**Problem to solve**:
Would you retype, exactly and without the pictures, the lines between the line holding "Convert this chart to D3.js code." and the line holding "const y = d3.scaleLinear().domain([0, 5]).range([609.5, 120]);", inclusive, and nothing else?

**Provided information**:

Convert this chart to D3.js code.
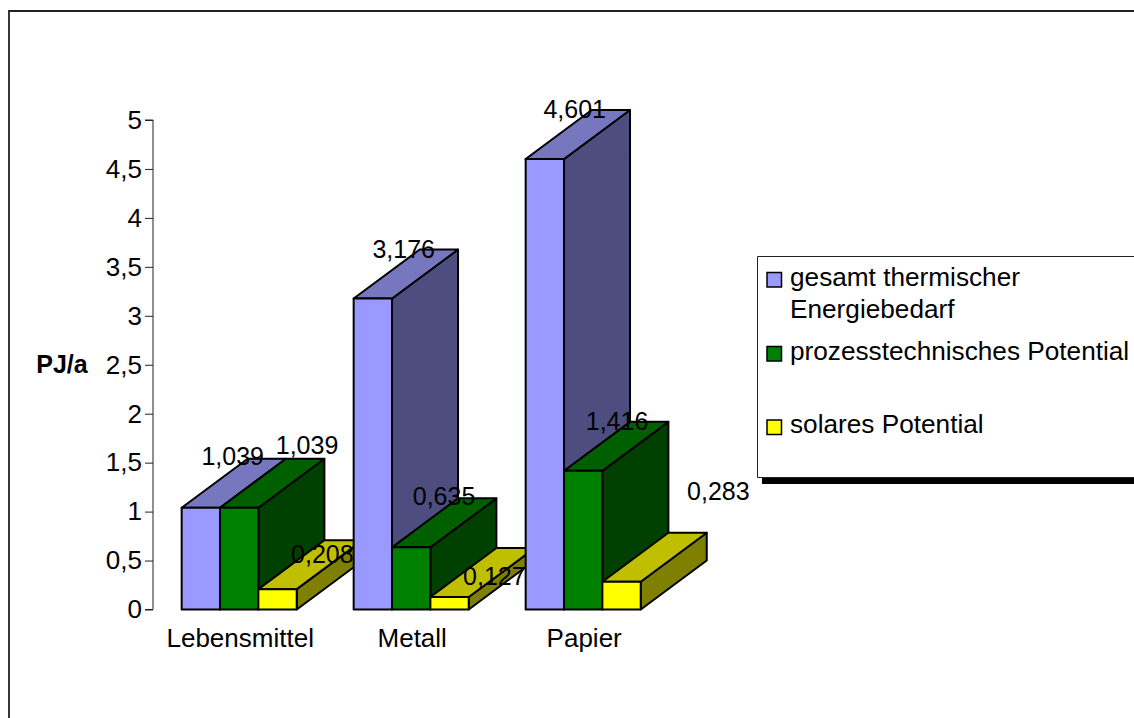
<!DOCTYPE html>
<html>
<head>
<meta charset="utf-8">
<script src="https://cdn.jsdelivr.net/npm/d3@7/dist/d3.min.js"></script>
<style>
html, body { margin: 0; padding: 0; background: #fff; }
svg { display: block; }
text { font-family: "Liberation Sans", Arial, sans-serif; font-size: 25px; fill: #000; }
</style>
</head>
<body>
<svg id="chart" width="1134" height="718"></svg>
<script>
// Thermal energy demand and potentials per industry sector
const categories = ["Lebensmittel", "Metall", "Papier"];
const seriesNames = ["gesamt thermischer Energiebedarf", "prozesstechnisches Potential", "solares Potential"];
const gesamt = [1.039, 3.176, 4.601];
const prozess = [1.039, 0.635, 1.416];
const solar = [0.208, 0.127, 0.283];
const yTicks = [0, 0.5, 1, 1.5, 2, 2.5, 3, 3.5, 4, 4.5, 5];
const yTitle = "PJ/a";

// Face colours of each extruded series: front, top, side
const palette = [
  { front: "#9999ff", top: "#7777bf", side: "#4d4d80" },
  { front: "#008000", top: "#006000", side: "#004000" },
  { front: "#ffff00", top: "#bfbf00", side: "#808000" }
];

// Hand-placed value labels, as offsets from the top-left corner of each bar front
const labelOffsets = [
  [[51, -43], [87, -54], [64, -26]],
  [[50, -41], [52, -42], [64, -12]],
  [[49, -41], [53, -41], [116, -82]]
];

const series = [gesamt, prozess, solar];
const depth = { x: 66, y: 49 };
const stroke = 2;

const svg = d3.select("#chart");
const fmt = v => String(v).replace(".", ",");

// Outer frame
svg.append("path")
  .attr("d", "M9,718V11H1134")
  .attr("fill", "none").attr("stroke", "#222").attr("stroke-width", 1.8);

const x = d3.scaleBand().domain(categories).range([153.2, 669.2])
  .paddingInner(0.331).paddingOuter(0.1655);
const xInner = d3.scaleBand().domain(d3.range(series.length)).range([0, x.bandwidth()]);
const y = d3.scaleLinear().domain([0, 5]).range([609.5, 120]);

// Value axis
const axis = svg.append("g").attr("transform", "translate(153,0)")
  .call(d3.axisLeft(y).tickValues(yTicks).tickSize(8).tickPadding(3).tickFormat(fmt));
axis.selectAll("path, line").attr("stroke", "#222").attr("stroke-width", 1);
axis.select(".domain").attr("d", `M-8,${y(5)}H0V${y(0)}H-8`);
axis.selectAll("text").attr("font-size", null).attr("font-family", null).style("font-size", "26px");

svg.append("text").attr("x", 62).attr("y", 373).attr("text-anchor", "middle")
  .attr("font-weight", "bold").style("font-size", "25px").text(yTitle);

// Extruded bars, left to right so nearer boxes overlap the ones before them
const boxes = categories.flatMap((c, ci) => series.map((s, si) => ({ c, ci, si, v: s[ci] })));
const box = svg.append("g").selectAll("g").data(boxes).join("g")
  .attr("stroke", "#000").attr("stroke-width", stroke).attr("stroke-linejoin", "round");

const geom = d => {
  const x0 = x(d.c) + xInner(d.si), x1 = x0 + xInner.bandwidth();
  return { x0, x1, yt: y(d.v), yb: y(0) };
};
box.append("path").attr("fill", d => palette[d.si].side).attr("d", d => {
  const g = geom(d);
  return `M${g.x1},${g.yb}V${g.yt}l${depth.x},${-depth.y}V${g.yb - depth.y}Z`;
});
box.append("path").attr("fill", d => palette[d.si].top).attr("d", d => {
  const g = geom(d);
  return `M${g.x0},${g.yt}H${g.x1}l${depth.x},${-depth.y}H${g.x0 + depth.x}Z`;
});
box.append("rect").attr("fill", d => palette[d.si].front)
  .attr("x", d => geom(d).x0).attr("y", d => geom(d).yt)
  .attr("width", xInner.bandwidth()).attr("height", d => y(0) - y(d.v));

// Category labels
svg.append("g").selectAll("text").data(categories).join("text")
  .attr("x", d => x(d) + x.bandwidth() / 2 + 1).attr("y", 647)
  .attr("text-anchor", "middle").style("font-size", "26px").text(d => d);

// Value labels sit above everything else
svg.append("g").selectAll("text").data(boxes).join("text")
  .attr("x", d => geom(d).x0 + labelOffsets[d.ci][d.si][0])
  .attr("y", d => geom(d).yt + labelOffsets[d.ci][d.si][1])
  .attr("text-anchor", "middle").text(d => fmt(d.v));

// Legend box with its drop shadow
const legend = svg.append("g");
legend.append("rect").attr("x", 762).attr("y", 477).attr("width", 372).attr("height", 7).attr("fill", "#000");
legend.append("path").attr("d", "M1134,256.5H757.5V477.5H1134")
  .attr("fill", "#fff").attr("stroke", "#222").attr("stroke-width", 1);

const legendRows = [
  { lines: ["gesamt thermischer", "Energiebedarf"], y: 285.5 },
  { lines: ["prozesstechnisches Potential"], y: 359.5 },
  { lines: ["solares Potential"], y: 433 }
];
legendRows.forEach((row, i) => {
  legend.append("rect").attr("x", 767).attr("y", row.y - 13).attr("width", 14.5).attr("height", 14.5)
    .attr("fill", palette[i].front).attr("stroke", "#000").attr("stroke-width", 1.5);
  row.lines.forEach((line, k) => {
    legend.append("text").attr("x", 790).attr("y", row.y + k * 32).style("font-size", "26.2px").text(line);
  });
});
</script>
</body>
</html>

--

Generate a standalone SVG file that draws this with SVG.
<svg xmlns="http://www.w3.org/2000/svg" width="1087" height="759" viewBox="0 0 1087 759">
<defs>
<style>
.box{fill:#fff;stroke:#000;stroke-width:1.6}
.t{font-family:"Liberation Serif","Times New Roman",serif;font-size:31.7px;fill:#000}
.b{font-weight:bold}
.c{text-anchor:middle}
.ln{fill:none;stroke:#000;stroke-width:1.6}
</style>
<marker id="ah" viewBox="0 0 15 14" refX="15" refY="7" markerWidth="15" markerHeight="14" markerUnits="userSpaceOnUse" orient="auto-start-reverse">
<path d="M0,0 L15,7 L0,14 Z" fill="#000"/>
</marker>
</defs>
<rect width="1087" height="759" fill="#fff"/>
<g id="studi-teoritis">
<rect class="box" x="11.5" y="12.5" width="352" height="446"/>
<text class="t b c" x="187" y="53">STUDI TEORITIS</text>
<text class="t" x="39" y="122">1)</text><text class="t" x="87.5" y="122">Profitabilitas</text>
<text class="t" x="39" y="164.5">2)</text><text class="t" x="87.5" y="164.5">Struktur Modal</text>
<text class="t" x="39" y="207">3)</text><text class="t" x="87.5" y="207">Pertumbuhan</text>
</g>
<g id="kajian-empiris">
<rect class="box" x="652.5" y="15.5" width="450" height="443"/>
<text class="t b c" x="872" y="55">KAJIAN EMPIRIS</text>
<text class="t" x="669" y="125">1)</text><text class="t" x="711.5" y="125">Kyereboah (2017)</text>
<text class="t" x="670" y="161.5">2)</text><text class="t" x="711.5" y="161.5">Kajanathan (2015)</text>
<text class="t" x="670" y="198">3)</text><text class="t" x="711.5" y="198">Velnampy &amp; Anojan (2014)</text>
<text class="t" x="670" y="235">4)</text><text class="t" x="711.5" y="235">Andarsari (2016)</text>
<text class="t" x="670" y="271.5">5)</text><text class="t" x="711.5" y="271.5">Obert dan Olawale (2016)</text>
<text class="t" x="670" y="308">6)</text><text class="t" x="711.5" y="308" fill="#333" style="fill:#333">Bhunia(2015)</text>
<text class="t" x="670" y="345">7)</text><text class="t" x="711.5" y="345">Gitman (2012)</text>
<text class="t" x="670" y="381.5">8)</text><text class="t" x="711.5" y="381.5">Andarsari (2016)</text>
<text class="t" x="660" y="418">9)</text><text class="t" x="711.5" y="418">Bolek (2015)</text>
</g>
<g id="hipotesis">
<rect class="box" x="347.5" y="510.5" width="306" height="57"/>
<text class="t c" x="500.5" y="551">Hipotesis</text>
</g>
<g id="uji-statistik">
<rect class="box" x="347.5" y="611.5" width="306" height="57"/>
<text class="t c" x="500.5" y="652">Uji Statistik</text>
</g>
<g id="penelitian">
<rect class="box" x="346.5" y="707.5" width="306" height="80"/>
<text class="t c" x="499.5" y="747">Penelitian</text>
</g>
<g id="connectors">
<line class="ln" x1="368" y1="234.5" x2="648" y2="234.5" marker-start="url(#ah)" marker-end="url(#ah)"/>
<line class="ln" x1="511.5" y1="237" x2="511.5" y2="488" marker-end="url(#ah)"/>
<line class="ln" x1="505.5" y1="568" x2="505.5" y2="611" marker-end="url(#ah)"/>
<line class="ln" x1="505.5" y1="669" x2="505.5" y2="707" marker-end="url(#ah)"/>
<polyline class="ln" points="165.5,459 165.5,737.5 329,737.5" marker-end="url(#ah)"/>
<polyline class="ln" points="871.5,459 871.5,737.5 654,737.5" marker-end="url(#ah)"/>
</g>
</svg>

**Solution for this task**:
Convert this chart to D3.js code.
<!DOCTYPE html>
<html>
<head>
<meta charset="utf-8">
<script src="https://cdn.jsdelivr.net/npm/d3@7/dist/d3.min.js"></script>
<style>
html, body { margin: 0; padding: 0; background: #fff; }
svg { display: block; }
text { font-family: "Liberation Sans", Arial, sans-serif; font-size: 25px; fill: #000; }
</style>
</head>
<body>
<svg id="chart" width="1134" height="718"></svg>
<script>
// Thermal energy demand and potentials per industry sector
const categories = ["Lebensmittel", "Metall", "Papier"];
const seriesNames = ["gesamt thermischer Energiebedarf", "prozesstechnisches Potential", "solares Potential"];
const gesamt = [1.039, 3.176, 4.601];
const prozess = [1.039, 0.635, 1.416];
const solar = [0.208, 0.127, 0.283];
const yTicks = [0, 0.5, 1, 1.5, 2, 2.5, 3, 3.5, 4, 4.5, 5];
const yTitle = "PJ/a";

// Face colours of each extruded series: front, top, side
const palette = [
  { front: "#9999ff", top: "#7777bf", side: "#4d4d80" },
  { front: "#008000", top: "#006000", side: "#004000" },
  { front: "#ffff00", top: "#bfbf00", side: "#808000" }
];

// Hand-placed value labels, as offsets from the top-left corner of each bar front
const labelOffsets = [
  [[51, -43], [87, -54], [64, -26]],
  [[50, -41], [52, -42], [64, -12]],
  [[49, -41], [53, -41], [116, -82]]
];

const series = [gesamt, prozess, solar];
const depth = { x: 66, y: 49 };
const stroke = 2;

const svg = d3.select("#chart");
const fmt = v => String(v).replace(".", ",");

// Outer frame
svg.append("path")
  .attr("d", "M9,718V11H1134")
  .attr("fill", "none").attr("stroke", "#222").attr("stroke-width", 1.8);

const x = d3.scaleBand().domain(categories).range([153.2, 669.2])
  .paddingInner(0.331).paddingOuter(0.1655);
const xInner = d3.scaleBand().domain(d3.range(series.length)).range([0, x.bandwidth()]);
const y = d3.scaleLinear().domain([0, 5]).range([609.5, 120]);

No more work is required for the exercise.